- _What to work on_
Set down the material below word for word, excluding the pictures.
----
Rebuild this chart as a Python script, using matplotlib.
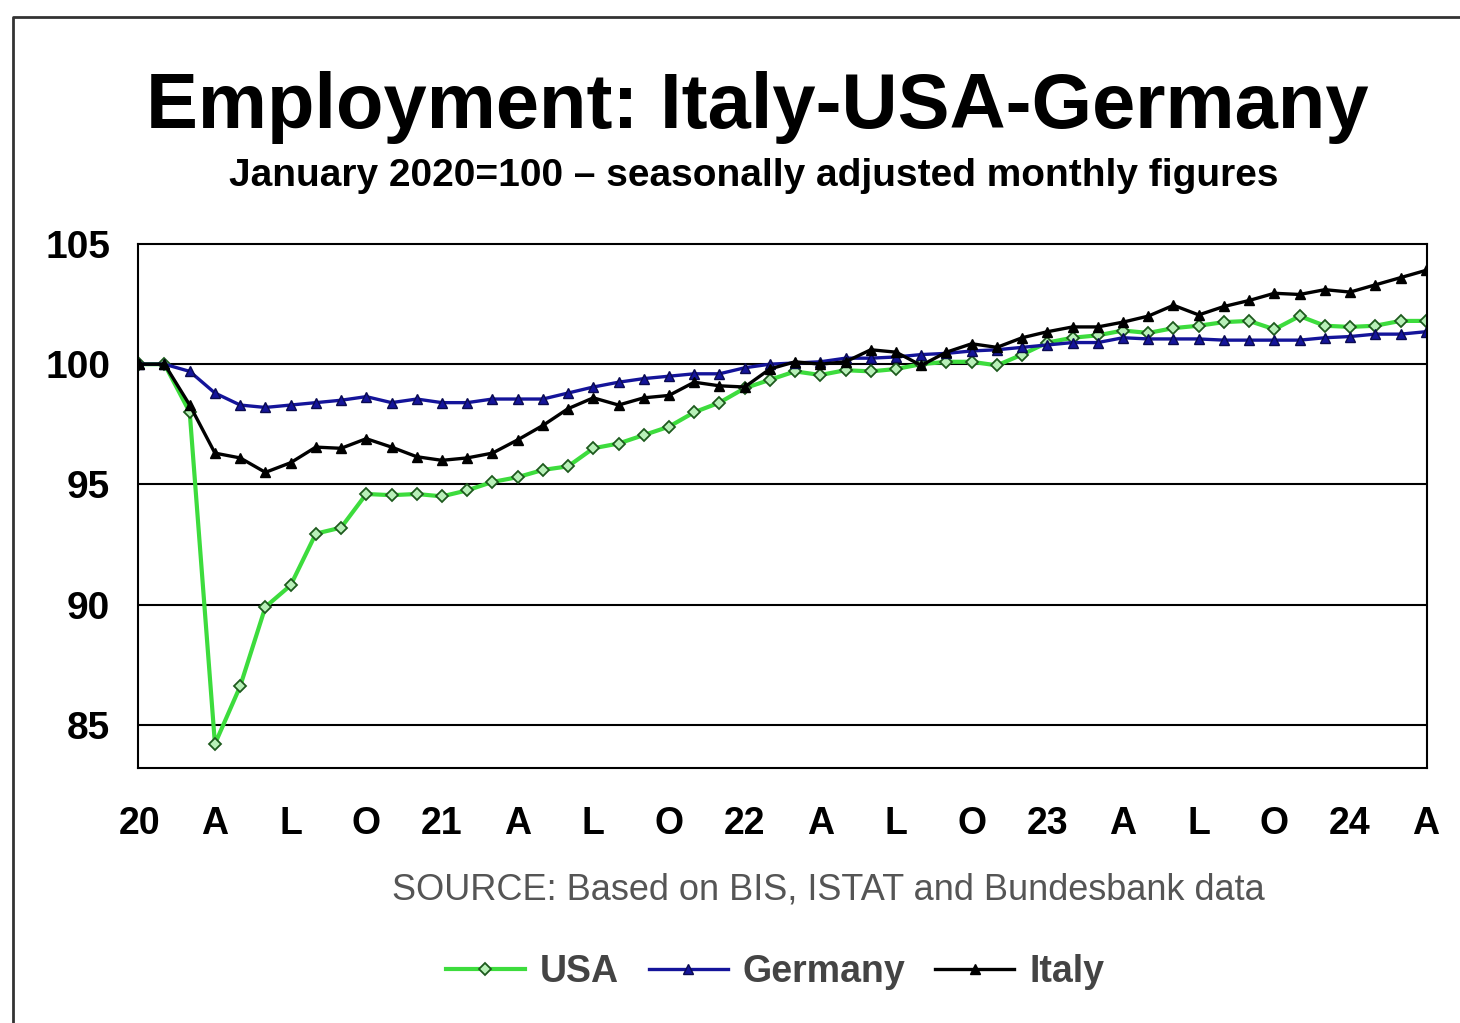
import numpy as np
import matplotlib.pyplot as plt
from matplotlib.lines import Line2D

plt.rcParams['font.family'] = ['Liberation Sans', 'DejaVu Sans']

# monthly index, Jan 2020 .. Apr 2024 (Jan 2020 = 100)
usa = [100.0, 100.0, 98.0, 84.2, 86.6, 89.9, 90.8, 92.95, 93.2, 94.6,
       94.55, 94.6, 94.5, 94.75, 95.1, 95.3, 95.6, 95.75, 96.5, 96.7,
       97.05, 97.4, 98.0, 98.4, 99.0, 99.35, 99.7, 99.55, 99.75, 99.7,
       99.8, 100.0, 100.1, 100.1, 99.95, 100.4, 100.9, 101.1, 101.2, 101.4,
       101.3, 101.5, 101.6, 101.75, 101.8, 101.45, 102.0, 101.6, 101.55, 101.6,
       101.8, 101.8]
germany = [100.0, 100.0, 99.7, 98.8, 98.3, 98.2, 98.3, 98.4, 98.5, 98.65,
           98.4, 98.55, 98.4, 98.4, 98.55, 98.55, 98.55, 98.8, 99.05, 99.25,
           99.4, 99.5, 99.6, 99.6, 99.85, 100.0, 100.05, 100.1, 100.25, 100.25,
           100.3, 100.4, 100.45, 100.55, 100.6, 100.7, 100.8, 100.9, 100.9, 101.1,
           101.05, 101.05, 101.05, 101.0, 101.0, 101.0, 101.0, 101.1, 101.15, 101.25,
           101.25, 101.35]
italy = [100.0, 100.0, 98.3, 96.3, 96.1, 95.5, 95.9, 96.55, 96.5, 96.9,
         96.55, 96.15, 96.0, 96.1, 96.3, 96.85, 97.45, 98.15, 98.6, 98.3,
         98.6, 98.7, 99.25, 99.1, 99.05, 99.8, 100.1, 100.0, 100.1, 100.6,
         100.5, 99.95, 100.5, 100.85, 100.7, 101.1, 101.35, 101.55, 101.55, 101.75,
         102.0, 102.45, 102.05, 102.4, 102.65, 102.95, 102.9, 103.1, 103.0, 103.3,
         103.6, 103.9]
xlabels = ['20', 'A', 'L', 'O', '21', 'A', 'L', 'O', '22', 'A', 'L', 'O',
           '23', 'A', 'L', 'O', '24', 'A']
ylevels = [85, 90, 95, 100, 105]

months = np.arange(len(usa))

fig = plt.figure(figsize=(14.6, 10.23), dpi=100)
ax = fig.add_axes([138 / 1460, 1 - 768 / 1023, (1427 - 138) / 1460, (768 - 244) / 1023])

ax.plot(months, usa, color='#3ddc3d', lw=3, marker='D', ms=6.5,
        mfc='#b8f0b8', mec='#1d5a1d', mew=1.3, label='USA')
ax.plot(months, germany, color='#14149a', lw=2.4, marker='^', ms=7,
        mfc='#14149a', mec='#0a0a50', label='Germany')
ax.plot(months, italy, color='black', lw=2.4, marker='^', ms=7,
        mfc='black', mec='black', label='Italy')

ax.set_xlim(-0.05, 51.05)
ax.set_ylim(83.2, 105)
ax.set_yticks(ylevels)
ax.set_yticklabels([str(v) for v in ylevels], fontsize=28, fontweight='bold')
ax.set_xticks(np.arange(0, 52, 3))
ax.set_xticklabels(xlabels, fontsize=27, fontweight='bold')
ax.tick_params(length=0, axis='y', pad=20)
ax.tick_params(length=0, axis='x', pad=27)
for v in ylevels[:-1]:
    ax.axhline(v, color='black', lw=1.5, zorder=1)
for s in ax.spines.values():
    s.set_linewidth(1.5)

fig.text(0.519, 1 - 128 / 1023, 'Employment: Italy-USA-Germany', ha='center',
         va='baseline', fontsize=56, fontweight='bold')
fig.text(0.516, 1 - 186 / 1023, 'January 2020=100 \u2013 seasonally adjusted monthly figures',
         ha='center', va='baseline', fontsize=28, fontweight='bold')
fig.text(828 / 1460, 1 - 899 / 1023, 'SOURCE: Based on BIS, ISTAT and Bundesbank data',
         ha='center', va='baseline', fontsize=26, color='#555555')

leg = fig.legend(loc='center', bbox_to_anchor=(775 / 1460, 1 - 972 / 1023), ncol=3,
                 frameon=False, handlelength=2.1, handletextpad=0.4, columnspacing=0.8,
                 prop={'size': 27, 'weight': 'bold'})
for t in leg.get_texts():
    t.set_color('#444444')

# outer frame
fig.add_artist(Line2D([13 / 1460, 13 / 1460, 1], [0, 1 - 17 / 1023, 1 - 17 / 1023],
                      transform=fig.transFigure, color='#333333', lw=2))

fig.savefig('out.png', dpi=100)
----
- _Solved problem_
Rebuild this chart as a Python script, using matplotlib.
import numpy as np
import matplotlib.pyplot as plt
from matplotlib.lines import Line2D

plt.rcParams['font.family'] = ['Liberation Sans', 'DejaVu Sans']

# monthly index, Jan 2020 .. Apr 2024 (Jan 2020 = 100)
usa = [100.0, 100.0, 98.0, 84.2, 86.6, 89.9, 90.8, 92.95, 93.2, 94.6,
       94.55, 94.6, 94.5, 94.75, 95.1, 95.3, 95.6, 95.75, 96.5, 96.7,
       97.05, 97.4, 98.0, 98.4, 99.0, 99.35, 99.7, 99.55, 99.75, 99.7,
       99.8, 100.0, 100.1, 100.1, 99.95, 100.4, 100.9, 101.1, 101.2, 101.4,
       101.3, 101.5, 101.6, 101.75, 101.8, 101.45, 102.0, 101.6, 101.55, 101.6,
       101.8, 101.8]
germany = [100.0, 100.0, 99.7, 98.8, 98.3, 98.2, 98.3, 98.4, 98.5, 98.65,
           98.4, 98.55, 98.4, 98.4, 98.55, 98.55, 98.55, 98.8, 99.05, 99.25,
           99.4, 99.5, 99.6, 99.6, 99.85, 100.0, 100.05, 100.1, 100.25, 100.25,
           100.3, 100.4, 100.45, 100.55, 100.6, 100.7, 100.8, 100.9, 100.9, 101.1,
           101.05, 101.05, 101.05, 101.0, 101.0, 101.0, 101.0, 101.1, 101.15, 101.25,
           101.25, 101.35]
italy = [100.0, 100.0, 98.3, 96.3, 96.1, 95.5, 95.9, 96.55, 96.5, 96.9,
         96.55, 96.15, 96.0, 96.1, 96.3, 96.85, 97.45, 98.15, 98.6, 98.3,
         98.6, 98.7, 99.25, 99.1, 99.05, 99.8, 100.1, 100.0, 100.1, 100.6,
         100.5, 99.95, 100.5, 100.85, 100.7, 101.1, 101.35, 101.55, 101.55, 101.75,
         102.0, 102.45, 102.05, 102.4, 102.65, 102.95, 102.9, 103.1, 103.0, 103.3,
         103.6, 103.9]
xlabels = ['20', 'A', 'L', 'O', '21', 'A', 'L', 'O', '22', 'A', 'L', 'O',
           '23', 'A', 'L', 'O', '24', 'A']
ylevels = [85, 90, 95, 100, 105]

months = np.arange(len(usa))

fig = plt.figure(figsize=(14.6, 10.23), dpi=100)
ax = fig.add_axes([138 / 1460, 1 - 768 / 1023, (1427 - 138) / 1460, (768 - 244) / 1023])

ax.plot(months, usa, color='#3ddc3d', lw=3, marker='D', ms=6.5,
        mfc='#b8f0b8', mec='#1d5a1d', mew=1.3, label='USA')
ax.plot(months, germany, color='#14149a', lw=2.4, marker='^', ms=7,
        mfc='#14149a', mec='#0a0a50', label='Germany')
ax.plot(months, italy, color='black', lw=2.4, marker='^', ms=7,
        mfc='black', mec='black', label='Italy')

ax.set_xlim(-0.05, 51.05)
ax.set_ylim(83.2, 105)
ax.set_yticks(ylevels)
ax.set_yticklabels([str(v) for v in ylevels], fontsize=28, fontweight='bold')
ax.set_xticks(np.arange(0, 52, 3))
ax.set_xticklabels(xlabels, fontsize=27, fontweight='bold')
ax.tick_params(length=0, axis='y', pad=20)
ax.tick_params(length=0, axis='x', pad=27)
for v in ylevels[:-1]:
    ax.axhline(v, color='black', lw=1.5, zorder=1)
for s in ax.spines.values():
    s.set_linewidth(1.5)

fig.text(0.519, 1 - 128 / 1023, 'Employment: Italy-USA-Germany', ha='center',
         va='baseline', fontsize=56, fontweight='bold')
fig.text(0.516, 1 - 186 / 1023, 'January 2020=100 \u2013 seasonally adjusted monthly figures',
         ha='center', va='baseline', fontsize=28, fontweight='bold')
fig.text(828 / 1460, 1 - 899 / 1023, 'SOURCE: Based on BIS, ISTAT and Bundesbank data',
         ha='center', va='baseline', fontsize=26, color='#555555')

leg = fig.legend(loc='center', bbox_to_anchor=(775 / 1460, 1 - 972 / 1023), ncol=3,
                 frameon=False, handlelength=2.1, handletextpad=0.4, columnspacing=0.8,
                 prop={'size': 27, 'weight': 'bold'})
for t in leg.get_texts():
    t.set_color('#444444')

# outer frame
fig.add_artist(Line2D([13 / 1460, 13 / 1460, 1], [0, 1 - 17 / 1023, 1 - 17 / 1023],
                      transform=fig.transFigure, color='#333333', lw=2))

fig.savefig('out.png', dpi=100)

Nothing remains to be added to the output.